Del 1932 è la prima esposizione personale di Mino Rosi, seguita, soltanto due anni dopo, dalla partecipazione alla Biennale di Venezia. L’assidua partecipazione agli eventi romani – fin dal 1935 -, andò di pari passo con la costante presenza del Rosi alle mostre d’arte italiana all’estero organizzate dalla Biennale di Venezia, momenti di crescita professionale e personale dovuti anche agli inevitabili contatti con le personalità di spicco del panorama artistico italiano: De Pisis, Casorati, Morandi, Guttuso, Sironi, Severini, Viani e altri. Nel 1942 espose alla mostra del Disegno italiano contemporaneo di Milano circa venti opere che, notate dall’architetto Giò Ponti, gli valsero un invito di collaborazione alla rivista da questi diretta «Lo stile». Nel 1946 fu invece lui stesso a fondare e dirigere «Paesaggio», rivista di letteratura e arte, importante iniziativa in una Pisa devastata dalla guerra.
La sua esperienza non si limitò al campo della pittura o dell’attività grafica, ma abbracciò differenti mezzi e tecniche artistiche come la lavorazione del mosaico e delle vetrate istoriate. Nel 1960 la morte dell’unico figlio interruppe la sua produzione artistica, lasciando spazio a un lungo periodo dedicato esclusivamente all’insegnamento e alla formazione dei giovani artisti. Soltanto nel ’78 tornò all’attività pratica: seguì una numerosa serie di dipinti a pastello, paesaggi tratti per la maggior parte da precedenti viaggi all’estero. Alla vitale attività artistica Mino Rosi accostò un impegno altrettanto sentito in ambito istituzionale: partecipò alla Commissione Nazionale per il restauro e la conservazione del Camposanto pisano, nonché a quella per la tutela delle Bellezze Naturali e dell’Ambiente presso la Soprintendenza di Pisa; fu per più di trent’anni deputato dell’Opera della Primaziale Pisana.

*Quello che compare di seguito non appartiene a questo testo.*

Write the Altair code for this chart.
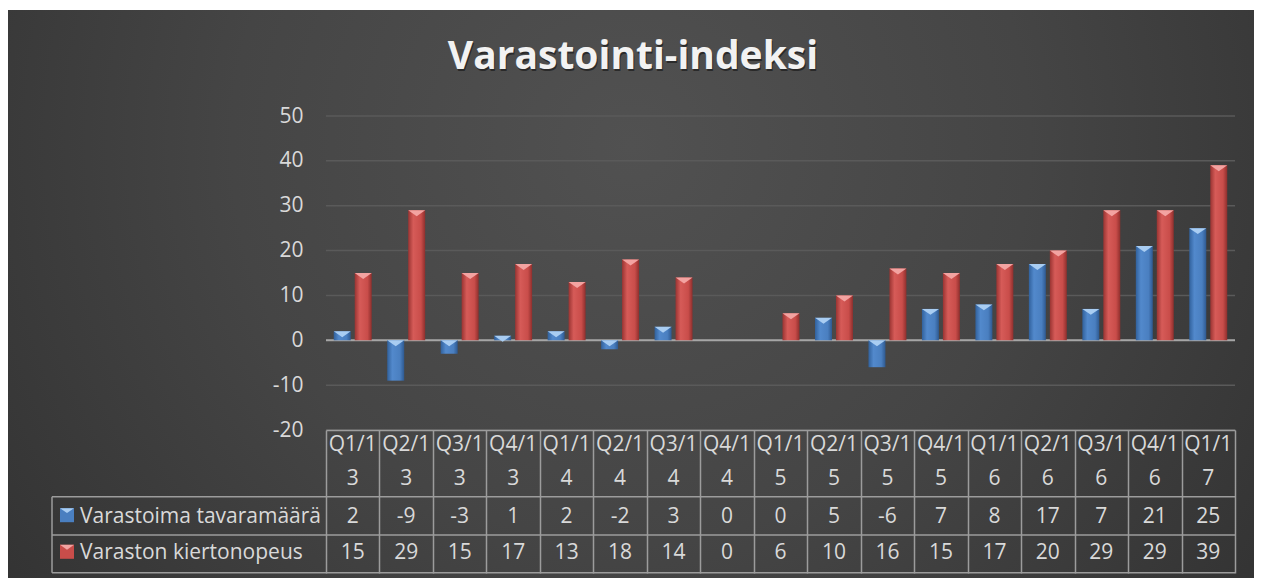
import altair as alt
import pandas as pd

# ---------------- data ----------------
quarters = ["Q1/13", "Q2/13", "Q3/13", "Q4/13", "Q1/14", "Q2/14", "Q3/14", "Q4/14",
            "Q1/15", "Q2/15", "Q3/15", "Q4/15", "Q1/16", "Q2/16", "Q3/16", "Q4/16", "Q1/17"]
stored_goods = [2, -9, -3, 1, 2, -2, 3, 0, 0, 5, -6, 7, 8, 17, 7, 21, 25]
turnover_rate = [15, 29, 15, 17, 13, 18, 14, 0, 6, 10, 16, 15, 17, 20, 29, 29, 39]
series_names = ["Varastoima tavaramäärä", "Varaston kiertonopeus"]
y_ticks = [-20, -10, 0, 10, 20, 30, 40, 50]
chart_title = "Varastointi-indeksi"

# ---------------- style / layout ----------------
FONT = "Open Sans"
TXT = "#d9d9d9"
LINE = "#9c9c9c"
GRID = "#5a5a5a"
PL, PT, W, H, PR, PB = 318, 108, 909, 314, 19, 148

df = pd.DataFrame({
    "q": quarters * 2,
    "series": [series_names[0]] * len(quarters) + [series_names[1]] * len(quarters),
    "value": stored_goods + turnover_rate,
})
df["top"] = df["value"].clip(lower=0)
df["label"] = df["value"].astype(str)
df["head1"] = df["q"].str[:4]
df["head2"] = df["q"].str[4:]
one = pd.DataFrame({"z": [0]})
grid_df = pd.DataFrame({"g": y_ticks})

base = alt.Chart(df)

x_enc = alt.X(
    "q:N", sort=None, title=None,
    scale=alt.Scale(domain=quarters, paddingInner=0, paddingOuter=0),
    axis=alt.Axis(labels=False, grid=False, domain=True, domainColor=LINE, domainWidth=1.5,
                  ticks=True, tickBand="extent", tickSize=143, tickColor=LINE, tickWidth=1.5,
                  zindex=1),
)
xo_enc = alt.XOffset("series:N", scale=alt.Scale(domain=series_names, paddingInner=0.19, paddingOuter=0.37))
y_scale = alt.Scale(domain=[-20, 50], nice=False, zero=False)
y_axis = alt.Axis(values=y_ticks, title=None, grid=False, domain=False, ticks=False, tickSize=0,
                  labelPadding=23, labelFont=FONT, labelFontSize=21, labelColor=TXT,
                  labelExpr="'' + datum.value", zindex=1)

bg_grad = alt.RadialGradient(
    gradient="radial",
    stops=[alt.GradientStop(color="#515151", offset=0),
           alt.GradientStop(color="#454545", offset=0.4),
           alt.GradientStop(color="#282828", offset=1)],
    x1=0.5, y1=0.38, r1=0, x2=0.5, y2=0.38, r2=0.8,
)
background = alt.Chart(one).mark_rect(color=bg_grad).encode(
    x=alt.value(-PL), x2=alt.value(W + PR), y=alt.value(-106), y2=alt.value(H + PB)
)

gridlines = alt.Chart(grid_df).mark_rule(color=GRID, strokeWidth=1.5).encode(
    y=alt.Y("g:Q", scale=y_scale, axis=y_axis)
)
zero_line = alt.Chart(one).mark_rule(color="#a6a6a6", strokeWidth=2).encode(
    y=alt.Y("z:Q", scale=y_scale, axis=y_axis)
)


def hgrad(dark, light, mid, dark2):
    return alt.LinearGradient(
        gradient="linear",
        stops=[alt.GradientStop(color=dark, offset=0),
               alt.GradientStop(color=light, offset=0.3),
               alt.GradientStop(color=mid, offset=0.75),
               alt.GradientStop(color=dark2, offset=1)],
        x1=0, x2=1, y1=0, y2=0,
    )


blue_grad = hgrad("#31619c", "#5289cc", "#4a7fc0", "#2e5990")
red_grad = hgrad("#9a3432", "#d65b58", "#c94d4a", "#8e2f2d")
TRI = "M-1,0L1,0L0,0.7Z"


def series_layers(i, grad, hi):
    s = series_names[i]
    bars = base.transform_filter(alt.datum.series == s).mark_bar(color=grad).encode(
        x=x_enc, xOffset=xo_enc, y=alt.Y("value:Q", scale=y_scale, axis=y_axis)
    )
    tri = base.transform_filter((alt.datum.series == s) & (alt.datum.value != 0)).mark_point(
        shape=TRI, size=289, filled=True, color=hi, opacity=1, strokeWidth=0
    ).encode(x=x_enc, xOffset=xo_enc, y=alt.Y("top:Q", scale=y_scale, axis=y_axis))
    return [bars, tri]


bar_layers = series_layers(0, blue_grad, "#a9cdf2") + series_layers(1, red_grad, "#f3a3a1")

# ---------------- data table ----------------
ROW_Y = [400.7, 437.3]
heads = base.transform_filter(alt.datum.series == series_names[0])
head1 = heads.mark_text(font=FONT, fontSize=21, color=TXT, baseline="middle").encode(
    x=x_enc, y=alt.value(329), text="head1:N")
head2 = heads.mark_text(font=FONT, fontSize=21, color=TXT, baseline="middle").encode(
    x=x_enc, y=alt.value(363.3), text="head2:N")

table_layers = [head1, head2]
legend_colors = [("#4a7fc0", "#a9cdf2"), ("#c94d4a", "#f3a3a1")]
for i, s in enumerate(series_names):
    table_layers.append(
        base.transform_filter(alt.datum.series == s).mark_text(
            font=FONT, fontSize=21, color=TXT, baseline="middle"
        ).encode(x=x_enc, y=alt.value(ROW_Y[i]), text="label:N")
    )
    table_layers.append(
        alt.Chart(one).mark_point(shape="square", size=196, filled=True, color=legend_colors[i][0],
                                  opacity=1, strokeWidth=0).encode(
            x=alt.value(-259), y=alt.value(ROW_Y[i] - 1.5))
    )
    table_layers.append(
        alt.Chart(one).mark_point(shape=TRI, size=196, filled=True, color=legend_colors[i][1],
                                  opacity=1, strokeWidth=0).encode(
            x=alt.value(-259), y=alt.value(ROW_Y[i] - 8.5))
    )
    table_layers.append(
        alt.Chart(one).mark_text(font=FONT, fontSize=21, color=TXT, align="left",
                                 baseline="middle", text=s).encode(
            x=alt.value(-246), y=alt.value(ROW_Y[i]))
    )

for yv in [380.7, 419, 456.7]:
    table_layers.append(
        alt.Chart(one).mark_rule(color=LINE, strokeWidth=1.5).encode(
            x=alt.value(-274), x2=alt.value(W), y=alt.value(yv))
    )
table_layers.append(
    alt.Chart(one).mark_rule(color=LINE, strokeWidth=1.5).encode(
        x=alt.value(-274), y=alt.value(380.7), y2=alt.value(456.7))
)

# ---------------- title ----------------
title_shadow = alt.Chart(one).mark_text(
    text=chart_title, font=FONT, fontSize=39, fontWeight="bold", color="#000000",
    opacity=0.45, align="center", baseline="alphabetic", dx=1, dy=2
).encode(x=alt.value(307), y=alt.value(-47))
title = alt.Chart(one).mark_text(
    text=chart_title, font=FONT, fontSize=39, fontWeight="bold", color="#f2f2f2",
    align="center", baseline="alphabetic"
).encode(x=alt.value(307), y=alt.value(-47))

chart = alt.layer(
    background, gridlines, zero_line, *bar_layers, *table_layers, title_shadow, title
).properties(
    width=W, height=H,
    autosize=alt.AutoSizeParams(type="none"),
    padding={"left": PL, "top": PT, "right": PR, "bottom": PB},
    background="#ffffff",
).configure_view(stroke=None)

chart.save("out.html", embed_options={"renderer": "svg", "actions": False})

Nella Chiesa di Sant’Antonio vive lo stesso principio della tela di Via Cristoforo Colombo in Collezione: unico attore sulla scena è l’architettura in tutto il suo drammatico decadimento. Vale la pena ricordare gli schizzi eseguiti dall’autore relativi a questo soggetto: due delle tre immagini inquadrano la chiesa di scorcio, testimoniando quindi il crollo di una delle pareti laterali e del tetto; l’ultima sintetizza quanto è rappresentato nel dipinto. In un momento di riflessione, successivo all’annotazione istintiva, il pittore sceglie di dare priorità all’inquadratura più inusuale della chiesa: l’edificio distrutto visto dal suo portone d’ingresso. Protagoniste sono quasi più le tavole di legno divelte, con i perni di metallo ben in vista, che le macerie della chiesa lasciate in secondo piano, sullo sfondo. La testimonianza cruda che ci ha lasciato il pittore si accompagna al dramma di chi, da sempre sentitamente coinvolto nelle problematiche legate alla cura e la conservazione del patrimonio culturale, si rende conto dell’irrecuperabile perdita di una parte del patrimonio locale e nazionale.